My surprise was not that such restrictions were demanded, but that they had not been asked for before. In the current climate of binge drinking and "not in front of the children" thinking, it's really quite amazing that the alcohol manufacturers have been advertising on daytime TV for so long without pressure groups crying foul.
Does this mean a 6pm watershed on alcohol advertising is overdue? I don't think so. For one thing it's the booze advertisers who effectively fund all the great sports coverage on commercial television. And they don't just advertise on TV of course. There are sports sponsorships and perimeter advertising around grounds that also win alcohol brands plenty of TV exposure outside the ad breaks. So any rules curbing just TV advertising would be ridiculously one dimensional. To try to remove all commercial messages from our TV screens pre-6pm, would be fatal to many sports. And of course the idea that all children slip quietly off to bed at 6pm – and therefore booze advertising is safe after that time – is ludicrous, to say the least.
The whole debate is deeply flawed. But then so is the junk food ad debate, and look where that's got us.
Last week it emerged that the government is considering banning tobacco companies from using brands and logos on cigarette packs. There was even debate again about whether cigarettes should be on display at all in retail outlets.
Dawn Primarolo says: "If banning brightly coloured packets, removing cigarettes from display and removing the cheap option of a pack of 10 helps save lives, that is what we should do."
Well, she's right of course. But the emphasis must surely sit extremely heavily on her choice of the word "if".
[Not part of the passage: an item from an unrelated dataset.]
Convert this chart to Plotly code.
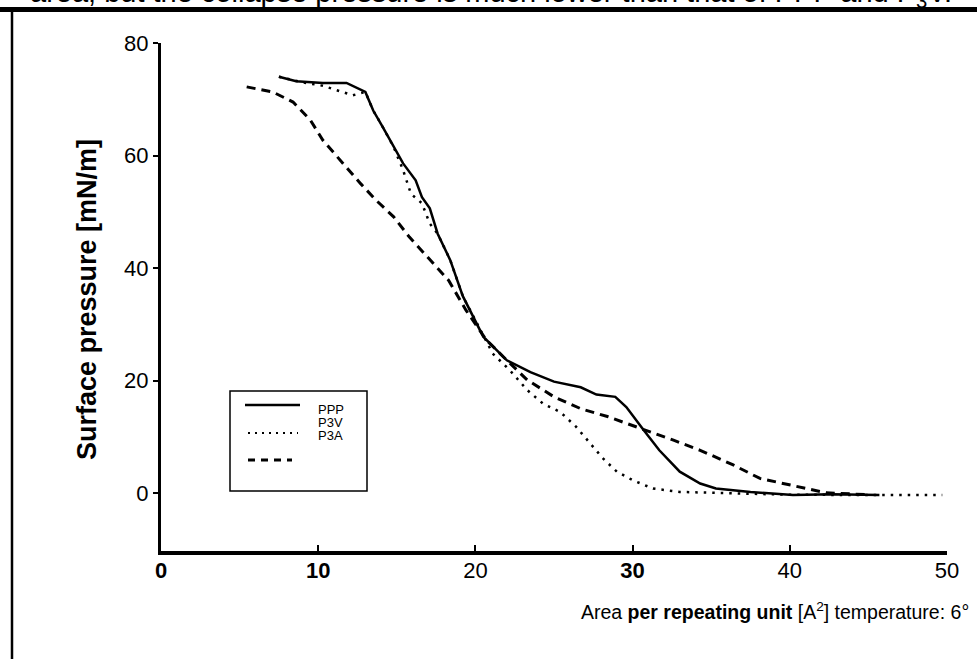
import plotly.graph_objects as go

# ---- data ----
ppp_x = [7.5, 8.6, 10.3, 11.8, 13.0, 13.5, 14.1, 14.8, 15.4, 16.2, 16.6, 17.1, 17.6, 18.4, 19.2, 20.5,
         22.0, 23.5, 25.0, 26.7, 27.7, 28.9, 29.6, 30.7, 31.7, 33.0, 34.3, 35.3, 37.5, 40.2, 42.7, 45.7]
ppp_y = [74.0, 73.2, 72.9, 72.9, 71.3, 68.0, 65.1, 61.5, 58.6, 55.6, 52.6, 50.6, 46.1, 41.4, 35.0, 27.8,
         23.6, 21.5, 19.8, 18.8, 17.5, 17.1, 15.3, 11.2, 7.6, 3.8, 1.7, 0.8, 0.2, -0.35, -0.2, -0.35]

p3v_x = [7.5, 9.0, 10.3, 12.2, 13.0, 13.5, 14.1, 14.8, 15.4, 15.9, 16.6, 17.1, 17.6, 18.4, 19.2, 20.5,
         21.1, 22.2, 23.3, 24.3, 25.4, 26.4, 27.3, 28.1, 29.0, 30.0, 31.3, 33.0, 35.8, 40.0, 45.0, 49.7]
p3v_y = [74.0, 73.0, 72.4, 70.7, 71.3, 68.0, 65.1, 61.5, 57.4, 53.2, 51.5, 47.9, 46.1, 41.4, 35.0, 28.0,
         24.8, 21.8, 18.3, 15.9, 14.4, 11.8, 8.8, 6.2, 3.8, 2.3, 0.8, 0.2, 0.0, -0.3, -0.35, -0.35]

p3a_x = [5.45, 7.1, 8.4, 9.5, 10.3, 11.4, 12.7, 13.7, 14.8, 15.8, 17.1, 18.3, 19.4, 20.7, 22.0, 23.3,
         25.0, 26.7, 28.4, 29.6, 30.9, 32.6, 34.3, 36.4, 38.1, 39.8, 41.5, 42.3, 45.0]
p3a_y = [72.2, 71.3, 69.5, 66.3, 62.7, 59.1, 55.0, 52.0, 49.1, 45.5, 41.4, 37.8, 32.5, 27.2, 23.6, 20.1,
         17.1, 15.0, 13.6, 12.4, 11.2, 9.4, 7.6, 5.0, 2.6, 1.6, 0.5, 0.05, -0.3]

series_names = ["PPP", "P3V", "P3A"]
x_tickvals = [0, 10, 20, 30, 40, 50]
x_ticktext = ["<b>0</b>", "<b>10</b>", "20", "<b>30</b>", "40", "50"]
y_tickvals = [0, 20, 40, 60, 80]

SANS = "Liberation Sans, Arial, sans-serif"

fig = go.Figure()
fig.add_trace(go.Scatter(x=ppp_x, y=ppp_y, mode="lines", name=series_names[0],
                         line=dict(color="black", width=2.5), showlegend=False))
fig.add_trace(go.Scatter(x=p3v_x, y=p3v_y, mode="lines", name=series_names[1],
                         line=dict(color="black", width=2.5, dash="2.5px,6px"), showlegend=False))
fig.add_trace(go.Scatter(x=p3a_x, y=p3a_y, mode="lines", name=series_names[2],
                         line=dict(color="black", width=3, dash="9px,6px"), showlegend=False))

W, H = 977, 659
L, R, T, B = 161, 30, 43, 108
pw, ph = W - L - R, H - T - B


def px(x):
    return (x - L) / pw


def py(y):
    return (H - B - y) / ph


shapes = []
# page frame (top thick rule and left rule)
shapes.append(dict(type="line", xref="paper", yref="paper", x0=px(0), x1=px(W), y0=py(9.5), y1=py(9.5),
                   line=dict(color="black", width=5)))
shapes.append(dict(type="line", xref="paper", yref="paper", x0=px(12), x1=px(12), y0=py(9), y1=py(H + 5),
                   line=dict(color="black", width=2.5)))
# legend box
shapes.append(dict(type="rect", xref="paper", yref="paper", x0=px(230), x1=px(367), y0=py(491), y1=py(391),
                   line=dict(color="black", width=1.5)))
# legend samples
shapes.append(dict(type="line", xref="paper", yref="paper", x0=px(245), x1=px(300), y0=py(405), y1=py(405),
                   line=dict(color="black", width=2.5)))
shapes.append(dict(type="line", xref="paper", yref="paper", x0=px(248), x1=px(298), y0=py(433), y1=py(433),
                   line=dict(color="black", width=2, dash="2px,5px")))
shapes.append(dict(type="line", xref="paper", yref="paper", x0=px(248), x1=px(292), y0=py(460), y1=py(460),
                   line=dict(color="black", width=3, dash="7px,6px")))

annotations = []
annotations.append(dict(xref="paper", yref="paper", x=px(28), y=py(-5.5), xanchor="left", yanchor="middle",
                        text="area, but the collapse pressure is much lower than that of PPP and P<sub>3</sub>V.",
                        showarrow=False, font=dict(family=SANS, size=29, color="black")))
for i, (name, yy) in enumerate(zip(series_names, [409, 422, 435])):
    annotations.append(dict(xref="paper", yref="paper", x=px(316), y=py(yy), xanchor="left", yanchor="middle",
                            text=name, showarrow=False, font=dict(family=SANS, size=13, color="black")))
annotations.append(dict(xref="paper", yref="paper", x=px(87), y=py(300), xanchor="center", yanchor="middle",
                        textangle=-90, text="<b>Surface pressure [mN/m]</b>", showarrow=False,
                        font=dict(family=SANS, size=27, color="black")))
annotations.append(dict(xref="paper", yref="paper", x=px(971), y=py(611), xanchor="right", yanchor="middle",
                        text="Area <b>per repeating unit</b> [A<sup>2</sup>] temperature: 6°", showarrow=False,
                        font=dict(family=SANS, size=19.5, color="black")))

fig.update_layout(
    width=W, height=H,
    margin=dict(l=L, r=R, t=T, b=B, pad=0),
    paper_bgcolor="white", plot_bgcolor="white",
    showlegend=False,
    shapes=shapes, annotations=annotations,
    xaxis=dict(range=[0, 50], tickvals=x_tickvals, ticktext=x_ticktext,
               showgrid=False, zeroline=False, showline=True, linecolor="black", linewidth=4,
               ticks="inside", ticklen=6, tickwidth=2, tickcolor="black", ticklabelstandoff=-3,
               tickfont=dict(family=SANS, size=22, color="black")),
    yaxis=dict(range=[-10.3, 80], tickvals=y_tickvals,
               showgrid=False, zeroline=False, showline=True, linecolor="black", linewidth=3,
               ticks="outside", ticklen=5, tickwidth=2, tickcolor="black",
               tickfont=dict(family=SANS, size=22, color="black")),
)

fig.write_html("out.html")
I wonder how carefully Downing Street is planning to measure the degree to which colourful packaging or interesting logos affect purchase patterns, not just brand choice but the decision whether or not to buy a product.
These are the sort of questions marketers exist to pore over, but I'm sceptical that the Government will really pay them due attention before ruling on the issue.
The Department of Health is now undertaking a public consultation, but they'd do well to also consider the impact of the smoking ban in restaurants and bars. Now that smokers are forced to get their fix on the streets, children are more exposed than ever to images of adults having a good time with a fag.
Surely seeing a group of attractive young people smoking and laughing outside a trendy bar is far more likely to attract youngsters than the sight of nicely designed cigarette packaging or a well honed logo.
Patricia Mann died two years ago but she touched the lives of some of adland's most influential and determined people. They set up a fund, The Mann Award for Women, as a lasting tribute to the woman (a former vice-president of JWT) and her work.
The fund invited advertising women to apply for a bursary to help finance their career development. Last week three of the industry's finest females each received £10,000 towards further training. The awards were handed out at the IPA headquarters in London's Belgravia and it was a genuinely moving event, not only for the tribute it paid to a great woman but for the gratitude of the three very talented women who will now benefit from her legacy.
The winners were Alison Chadwick, people director at Abbott Mead Vickers BBDO, Mythili Chandrasekar, the executive planning director of JWT in India, and Lee Wright, the managing director of Dare. All three will no doubt pass on the wisdom and learning they will now accrue to other people in the industry and the Mann legacy will be multiplied.
The challenge now is to top up the Mann fund so that it can become an annual event. All ideas welcome.